_Dataset excerpts_:
───

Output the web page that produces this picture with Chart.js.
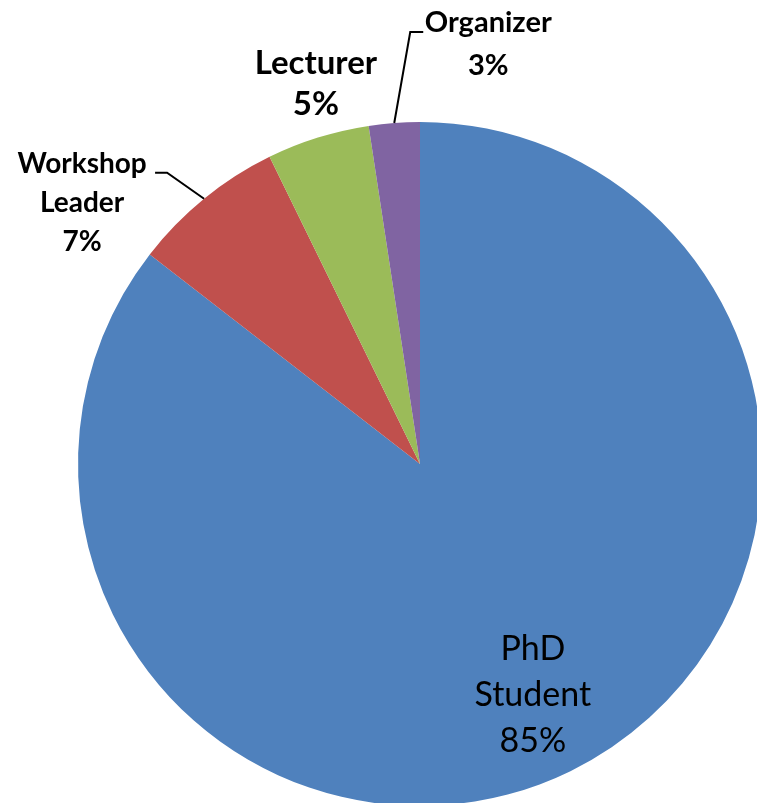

───

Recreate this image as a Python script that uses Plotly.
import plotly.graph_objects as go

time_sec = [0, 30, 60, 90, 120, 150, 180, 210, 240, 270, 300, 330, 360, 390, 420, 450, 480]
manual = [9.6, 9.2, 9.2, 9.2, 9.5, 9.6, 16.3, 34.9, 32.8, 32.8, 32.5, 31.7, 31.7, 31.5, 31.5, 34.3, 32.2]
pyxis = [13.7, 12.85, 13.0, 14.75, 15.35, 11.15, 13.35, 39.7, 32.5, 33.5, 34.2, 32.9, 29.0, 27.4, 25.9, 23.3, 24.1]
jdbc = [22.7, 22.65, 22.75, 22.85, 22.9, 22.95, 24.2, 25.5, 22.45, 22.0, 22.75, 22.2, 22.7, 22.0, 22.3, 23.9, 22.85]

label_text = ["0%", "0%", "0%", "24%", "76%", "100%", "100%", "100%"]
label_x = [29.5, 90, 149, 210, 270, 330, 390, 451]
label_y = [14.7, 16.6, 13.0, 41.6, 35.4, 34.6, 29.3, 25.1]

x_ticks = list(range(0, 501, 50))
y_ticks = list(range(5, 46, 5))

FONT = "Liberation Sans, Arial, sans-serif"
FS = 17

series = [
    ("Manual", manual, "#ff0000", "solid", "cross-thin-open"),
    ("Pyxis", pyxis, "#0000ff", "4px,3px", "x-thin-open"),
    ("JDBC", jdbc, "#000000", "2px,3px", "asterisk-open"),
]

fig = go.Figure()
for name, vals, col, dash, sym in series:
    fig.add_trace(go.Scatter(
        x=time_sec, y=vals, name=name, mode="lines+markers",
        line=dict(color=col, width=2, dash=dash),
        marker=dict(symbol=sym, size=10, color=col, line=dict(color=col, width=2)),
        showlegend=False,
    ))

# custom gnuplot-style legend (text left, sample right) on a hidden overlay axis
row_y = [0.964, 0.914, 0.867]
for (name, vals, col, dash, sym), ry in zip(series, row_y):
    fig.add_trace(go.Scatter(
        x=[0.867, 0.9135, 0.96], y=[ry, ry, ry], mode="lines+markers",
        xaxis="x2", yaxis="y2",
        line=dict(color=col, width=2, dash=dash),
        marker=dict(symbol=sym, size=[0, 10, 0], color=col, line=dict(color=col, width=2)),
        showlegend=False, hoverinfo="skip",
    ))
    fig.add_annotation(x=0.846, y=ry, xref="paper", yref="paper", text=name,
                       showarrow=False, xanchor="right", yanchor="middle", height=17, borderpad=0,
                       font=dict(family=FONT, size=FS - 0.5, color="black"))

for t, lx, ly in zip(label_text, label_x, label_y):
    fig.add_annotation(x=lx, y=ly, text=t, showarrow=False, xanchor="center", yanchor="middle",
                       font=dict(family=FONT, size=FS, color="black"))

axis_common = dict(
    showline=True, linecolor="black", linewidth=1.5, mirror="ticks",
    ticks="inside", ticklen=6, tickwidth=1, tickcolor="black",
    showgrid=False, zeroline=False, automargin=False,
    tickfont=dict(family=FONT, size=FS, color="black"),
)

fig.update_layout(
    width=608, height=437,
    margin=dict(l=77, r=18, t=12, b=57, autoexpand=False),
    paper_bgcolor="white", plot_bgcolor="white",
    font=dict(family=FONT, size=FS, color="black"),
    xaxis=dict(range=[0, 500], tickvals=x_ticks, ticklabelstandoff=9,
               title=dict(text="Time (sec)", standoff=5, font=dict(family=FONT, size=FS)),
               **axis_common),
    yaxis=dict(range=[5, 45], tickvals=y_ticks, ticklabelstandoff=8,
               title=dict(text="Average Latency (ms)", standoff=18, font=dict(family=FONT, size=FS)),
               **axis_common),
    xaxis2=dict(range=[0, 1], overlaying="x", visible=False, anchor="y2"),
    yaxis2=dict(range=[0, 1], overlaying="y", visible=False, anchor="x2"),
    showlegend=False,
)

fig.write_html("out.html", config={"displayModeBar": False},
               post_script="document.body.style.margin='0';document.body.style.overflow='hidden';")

───

_What is being asked_:
Retype, exactly and in full, the lines above from the one containing "Recreate this image" through the one containing "22.3, 23.9, 22.85]".

_Written solution_:
Recreate this image as a Python script that uses Plotly.
import plotly.graph_objects as go

time_sec = [0, 30, 60, 90, 120, 150, 180, 210, 240, 270, 300, 330, 360, 390, 420, 450, 480]
manual = [9.6, 9.2, 9.2, 9.2, 9.5, 9.6, 16.3, 34.9, 32.8, 32.8, 32.5, 31.7, 31.7, 31.5, 31.5, 34.3, 32.2]
pyxis = [13.7, 12.85, 13.0, 14.75, 15.35, 11.15, 13.35, 39.7, 32.5, 33.5, 34.2, 32.9, 29.0, 27.4, 25.9, 23.3, 24.1]
jdbc = [22.7, 22.65, 22.75, 22.85, 22.9, 22.95, 24.2, 25.5, 22.45, 22.0, 22.75, 22.2, 22.7, 22.0, 22.3, 23.9, 22.85]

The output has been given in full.